The bridge daemon needs three things to exist:

1. A way for Radicle keys and Nostr keys to be cryptographically bound. (This tool.)
2. A way for any Nostr client to verify those bindings without trusting the bridge. (The attestation event format, eventually published as a NIP draft.)
3. The bridge daemon itself. (Rust, ~1,500–2,500 lines, PRD already in the repo.)

The first one ships today. The other two are next on the roadmap. The PRD for the bridge daemon lives at radicle-nostr-bridge-prd.md in the same repo, alongside the tool.

§Try it

Live: nostrad.qstorage.quilibrium.com

Source: tangled.org/metaend.eth.xyz/nsec-to-radicle

Run the test vector before trusting it with a real key. If your browser produces the expected did:key:z6MkiTNRZhXMtV5fDf5DQVbEQgoWqW5fUuPtfzzqLrZhNiSD for the published test nsec, the pipeline is intact. If it doesn’t, open an issue.
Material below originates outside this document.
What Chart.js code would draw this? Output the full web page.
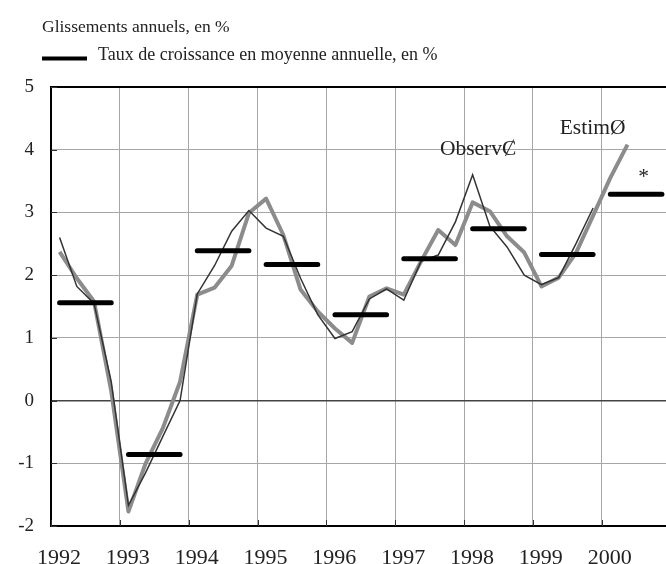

The tool is MIT-licensed. The repo is on Tangled, which is itself sovereignty-minded code hosting. The whole thing is dogfooding: I’m publishing the source for the Nostr-Radicle bridge tool on a Nostr-aware code host, not GitHub, because that’s the kind of stack I want to live in. The tool you build to leave should be the first thing you publish on the place you’re going.